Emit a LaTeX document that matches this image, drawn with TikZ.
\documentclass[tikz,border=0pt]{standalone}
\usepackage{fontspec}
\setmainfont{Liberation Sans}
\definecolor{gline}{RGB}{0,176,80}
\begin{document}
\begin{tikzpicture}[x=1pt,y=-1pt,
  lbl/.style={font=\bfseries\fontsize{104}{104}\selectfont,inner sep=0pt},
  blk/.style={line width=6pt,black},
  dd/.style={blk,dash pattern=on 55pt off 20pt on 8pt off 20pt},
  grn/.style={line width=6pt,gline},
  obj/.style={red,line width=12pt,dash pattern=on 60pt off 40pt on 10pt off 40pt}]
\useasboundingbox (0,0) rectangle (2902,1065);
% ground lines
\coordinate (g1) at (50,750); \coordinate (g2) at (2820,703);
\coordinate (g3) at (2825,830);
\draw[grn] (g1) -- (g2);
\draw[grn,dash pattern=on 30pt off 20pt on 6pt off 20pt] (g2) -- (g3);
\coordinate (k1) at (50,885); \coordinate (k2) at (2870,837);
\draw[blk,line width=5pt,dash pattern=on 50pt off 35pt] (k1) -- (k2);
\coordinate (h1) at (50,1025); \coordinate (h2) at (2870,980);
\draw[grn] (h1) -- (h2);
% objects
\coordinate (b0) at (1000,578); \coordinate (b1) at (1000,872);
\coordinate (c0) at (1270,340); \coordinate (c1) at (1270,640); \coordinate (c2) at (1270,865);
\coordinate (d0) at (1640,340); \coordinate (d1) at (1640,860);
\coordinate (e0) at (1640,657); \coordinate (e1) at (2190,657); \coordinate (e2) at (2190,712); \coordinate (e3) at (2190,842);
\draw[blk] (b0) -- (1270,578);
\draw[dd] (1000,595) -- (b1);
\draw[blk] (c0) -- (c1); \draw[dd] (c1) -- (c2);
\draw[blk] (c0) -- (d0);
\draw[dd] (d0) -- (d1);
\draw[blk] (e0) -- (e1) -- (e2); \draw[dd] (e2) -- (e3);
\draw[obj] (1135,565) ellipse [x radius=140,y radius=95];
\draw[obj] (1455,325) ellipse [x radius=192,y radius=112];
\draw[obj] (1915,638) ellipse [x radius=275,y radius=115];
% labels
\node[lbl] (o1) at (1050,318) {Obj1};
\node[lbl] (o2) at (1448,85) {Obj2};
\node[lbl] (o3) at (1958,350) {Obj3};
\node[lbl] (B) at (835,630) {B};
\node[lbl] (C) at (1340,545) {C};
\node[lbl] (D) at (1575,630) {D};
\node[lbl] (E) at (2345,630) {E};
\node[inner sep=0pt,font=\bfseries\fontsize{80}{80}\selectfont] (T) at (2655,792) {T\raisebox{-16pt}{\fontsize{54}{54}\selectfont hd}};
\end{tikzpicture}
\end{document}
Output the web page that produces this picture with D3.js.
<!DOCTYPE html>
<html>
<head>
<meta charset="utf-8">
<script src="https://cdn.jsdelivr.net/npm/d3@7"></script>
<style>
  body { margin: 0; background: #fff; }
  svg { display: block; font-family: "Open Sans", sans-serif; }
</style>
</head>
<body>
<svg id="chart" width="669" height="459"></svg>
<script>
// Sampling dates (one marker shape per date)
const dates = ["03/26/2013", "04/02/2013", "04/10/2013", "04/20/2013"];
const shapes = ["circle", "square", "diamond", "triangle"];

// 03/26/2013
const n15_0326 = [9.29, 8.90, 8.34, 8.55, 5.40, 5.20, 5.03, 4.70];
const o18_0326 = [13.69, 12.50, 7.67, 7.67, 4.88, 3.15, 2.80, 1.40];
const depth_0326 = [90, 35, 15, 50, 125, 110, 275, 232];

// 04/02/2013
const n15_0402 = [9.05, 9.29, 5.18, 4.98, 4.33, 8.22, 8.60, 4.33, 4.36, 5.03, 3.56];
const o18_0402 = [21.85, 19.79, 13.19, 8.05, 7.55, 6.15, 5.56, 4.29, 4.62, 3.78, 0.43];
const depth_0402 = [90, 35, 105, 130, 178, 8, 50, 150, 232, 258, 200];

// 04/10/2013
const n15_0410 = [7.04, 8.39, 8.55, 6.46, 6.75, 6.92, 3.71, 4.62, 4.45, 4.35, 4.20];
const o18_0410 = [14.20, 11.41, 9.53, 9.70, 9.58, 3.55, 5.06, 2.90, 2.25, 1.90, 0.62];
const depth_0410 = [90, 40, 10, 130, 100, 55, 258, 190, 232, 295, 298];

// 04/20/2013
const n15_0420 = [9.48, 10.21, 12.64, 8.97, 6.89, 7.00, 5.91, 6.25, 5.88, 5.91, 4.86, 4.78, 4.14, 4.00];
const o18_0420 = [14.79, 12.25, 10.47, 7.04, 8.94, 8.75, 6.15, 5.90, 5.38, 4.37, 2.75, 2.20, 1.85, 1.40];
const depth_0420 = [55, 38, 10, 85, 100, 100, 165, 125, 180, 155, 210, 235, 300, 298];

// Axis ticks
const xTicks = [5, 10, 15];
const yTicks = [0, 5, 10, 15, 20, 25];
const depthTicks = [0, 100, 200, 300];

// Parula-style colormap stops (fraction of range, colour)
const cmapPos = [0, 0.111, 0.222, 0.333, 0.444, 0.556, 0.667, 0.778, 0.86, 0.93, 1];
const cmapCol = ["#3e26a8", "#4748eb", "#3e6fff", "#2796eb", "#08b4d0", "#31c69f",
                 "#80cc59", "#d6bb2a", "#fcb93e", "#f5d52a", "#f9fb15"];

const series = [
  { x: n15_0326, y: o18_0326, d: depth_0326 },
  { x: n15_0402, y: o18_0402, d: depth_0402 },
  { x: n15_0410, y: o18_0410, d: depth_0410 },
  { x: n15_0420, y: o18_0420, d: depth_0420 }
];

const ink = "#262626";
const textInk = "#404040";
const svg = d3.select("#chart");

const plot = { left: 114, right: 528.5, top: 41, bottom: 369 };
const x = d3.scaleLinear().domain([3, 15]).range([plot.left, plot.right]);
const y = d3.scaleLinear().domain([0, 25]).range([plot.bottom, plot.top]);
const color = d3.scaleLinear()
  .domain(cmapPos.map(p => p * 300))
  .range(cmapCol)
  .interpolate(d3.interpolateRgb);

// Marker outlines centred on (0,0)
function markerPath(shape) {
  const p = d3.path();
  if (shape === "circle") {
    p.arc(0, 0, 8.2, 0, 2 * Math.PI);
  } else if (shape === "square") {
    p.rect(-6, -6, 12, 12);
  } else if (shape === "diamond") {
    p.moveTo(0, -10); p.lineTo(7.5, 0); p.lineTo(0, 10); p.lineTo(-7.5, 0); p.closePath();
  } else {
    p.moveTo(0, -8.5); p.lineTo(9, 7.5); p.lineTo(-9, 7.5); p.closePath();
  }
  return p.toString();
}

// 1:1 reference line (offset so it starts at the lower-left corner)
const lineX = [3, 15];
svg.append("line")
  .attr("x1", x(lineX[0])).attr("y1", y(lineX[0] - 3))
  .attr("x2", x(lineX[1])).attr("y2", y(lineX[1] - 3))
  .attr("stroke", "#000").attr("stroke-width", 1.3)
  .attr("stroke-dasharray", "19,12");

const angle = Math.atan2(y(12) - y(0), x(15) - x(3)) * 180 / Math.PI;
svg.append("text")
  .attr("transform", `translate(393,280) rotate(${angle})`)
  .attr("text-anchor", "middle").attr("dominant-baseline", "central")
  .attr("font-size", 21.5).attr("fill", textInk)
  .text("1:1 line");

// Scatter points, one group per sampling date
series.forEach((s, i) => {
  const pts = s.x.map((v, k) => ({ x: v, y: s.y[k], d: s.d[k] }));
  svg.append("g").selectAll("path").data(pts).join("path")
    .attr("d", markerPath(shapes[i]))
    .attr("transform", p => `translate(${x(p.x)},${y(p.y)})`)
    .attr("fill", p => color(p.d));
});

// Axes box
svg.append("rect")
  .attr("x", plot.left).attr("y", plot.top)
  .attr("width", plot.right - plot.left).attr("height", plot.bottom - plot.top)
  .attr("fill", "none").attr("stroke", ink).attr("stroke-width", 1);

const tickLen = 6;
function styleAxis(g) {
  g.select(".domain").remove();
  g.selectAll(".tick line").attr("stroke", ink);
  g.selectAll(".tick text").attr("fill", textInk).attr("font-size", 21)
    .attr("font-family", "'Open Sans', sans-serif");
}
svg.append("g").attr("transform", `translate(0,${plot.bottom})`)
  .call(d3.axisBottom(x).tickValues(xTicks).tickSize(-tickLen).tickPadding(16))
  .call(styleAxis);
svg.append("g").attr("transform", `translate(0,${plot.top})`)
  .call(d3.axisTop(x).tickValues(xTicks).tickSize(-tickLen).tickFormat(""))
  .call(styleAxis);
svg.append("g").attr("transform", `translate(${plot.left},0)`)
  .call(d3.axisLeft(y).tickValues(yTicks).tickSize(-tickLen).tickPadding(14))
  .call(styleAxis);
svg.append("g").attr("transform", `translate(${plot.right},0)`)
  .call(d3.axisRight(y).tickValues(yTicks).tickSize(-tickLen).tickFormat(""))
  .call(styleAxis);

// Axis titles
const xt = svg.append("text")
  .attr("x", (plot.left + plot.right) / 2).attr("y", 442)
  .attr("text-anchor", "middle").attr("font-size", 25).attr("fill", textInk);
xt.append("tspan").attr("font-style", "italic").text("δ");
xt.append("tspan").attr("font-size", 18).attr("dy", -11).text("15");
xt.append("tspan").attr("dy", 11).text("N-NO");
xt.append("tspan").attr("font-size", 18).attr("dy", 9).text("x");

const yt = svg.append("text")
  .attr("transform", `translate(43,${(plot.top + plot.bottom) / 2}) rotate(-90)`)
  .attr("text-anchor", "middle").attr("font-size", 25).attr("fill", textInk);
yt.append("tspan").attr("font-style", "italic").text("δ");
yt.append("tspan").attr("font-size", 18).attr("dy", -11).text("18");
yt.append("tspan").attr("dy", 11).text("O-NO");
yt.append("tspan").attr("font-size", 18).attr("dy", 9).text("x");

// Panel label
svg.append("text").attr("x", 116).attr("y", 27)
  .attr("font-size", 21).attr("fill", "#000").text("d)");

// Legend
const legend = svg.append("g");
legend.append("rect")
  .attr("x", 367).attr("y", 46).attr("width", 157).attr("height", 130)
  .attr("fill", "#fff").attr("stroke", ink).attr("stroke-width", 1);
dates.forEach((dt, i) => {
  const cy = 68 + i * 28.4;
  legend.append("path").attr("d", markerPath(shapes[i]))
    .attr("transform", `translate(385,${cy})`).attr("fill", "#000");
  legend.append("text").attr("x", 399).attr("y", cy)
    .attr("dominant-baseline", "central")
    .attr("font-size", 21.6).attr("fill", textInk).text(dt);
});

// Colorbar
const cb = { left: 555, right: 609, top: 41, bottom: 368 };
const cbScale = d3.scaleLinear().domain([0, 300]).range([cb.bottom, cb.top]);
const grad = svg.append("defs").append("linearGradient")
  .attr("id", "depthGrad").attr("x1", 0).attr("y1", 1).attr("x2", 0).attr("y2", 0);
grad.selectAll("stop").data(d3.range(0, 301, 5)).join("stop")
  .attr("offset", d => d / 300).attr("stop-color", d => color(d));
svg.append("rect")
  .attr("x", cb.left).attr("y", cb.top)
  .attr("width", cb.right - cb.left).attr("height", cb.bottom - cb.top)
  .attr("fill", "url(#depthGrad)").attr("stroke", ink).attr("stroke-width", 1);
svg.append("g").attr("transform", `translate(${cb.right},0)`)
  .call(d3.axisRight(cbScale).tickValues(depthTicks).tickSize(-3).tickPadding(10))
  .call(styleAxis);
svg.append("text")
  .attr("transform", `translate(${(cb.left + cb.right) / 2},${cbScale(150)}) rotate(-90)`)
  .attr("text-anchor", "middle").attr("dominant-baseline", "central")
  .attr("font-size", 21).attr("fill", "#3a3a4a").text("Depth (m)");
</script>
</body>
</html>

▶ Short problem
Take the listing above and repeat exactly the lines from the one containing "Output the web" through the one containing "232, 295, 298];", both included.

▶ Output of the exercise
Output the web page that produces this picture with D3.js.
<!DOCTYPE html>
<html>
<head>
<meta charset="utf-8">
<script src="https://cdn.jsdelivr.net/npm/d3@7"></script>
<style>
  body { margin: 0; background: #fff; }
  svg { display: block; font-family: "Open Sans", sans-serif; }
</style>
</head>
<body>
<svg id="chart" width="669" height="459"></svg>
<script>
// Sampling dates (one marker shape per date)
const dates = ["03/26/2013", "04/02/2013", "04/10/2013", "04/20/2013"];
const shapes = ["circle", "square", "diamond", "triangle"];

// 03/26/2013
const n15_0326 = [9.29, 8.90, 8.34, 8.55, 5.40, 5.20, 5.03, 4.70];
const o18_0326 = [13.69, 12.50, 7.67, 7.67, 4.88, 3.15, 2.80, 1.40];
const depth_0326 = [90, 35, 15, 50, 125, 110, 275, 232];

// 04/02/2013
const n15_0402 = [9.05, 9.29, 5.18, 4.98, 4.33, 8.22, 8.60, 4.33, 4.36, 5.03, 3.56];
const o18_0402 = [21.85, 19.79, 13.19, 8.05, 7.55, 6.15, 5.56, 4.29, 4.62, 3.78, 0.43];
const depth_0402 = [90, 35, 105, 130, 178, 8, 50, 150, 232, 258, 200];

// 04/10/2013
const n15_0410 = [7.04, 8.39, 8.55, 6.46, 6.75, 6.92, 3.71, 4.62, 4.45, 4.35, 4.20];
const o18_0410 = [14.20, 11.41, 9.53, 9.70, 9.58, 3.55, 5.06, 2.90, 2.25, 1.90, 0.62];
const depth_0410 = [90, 40, 10, 130, 100, 55, 258, 190, 232, 295, 298];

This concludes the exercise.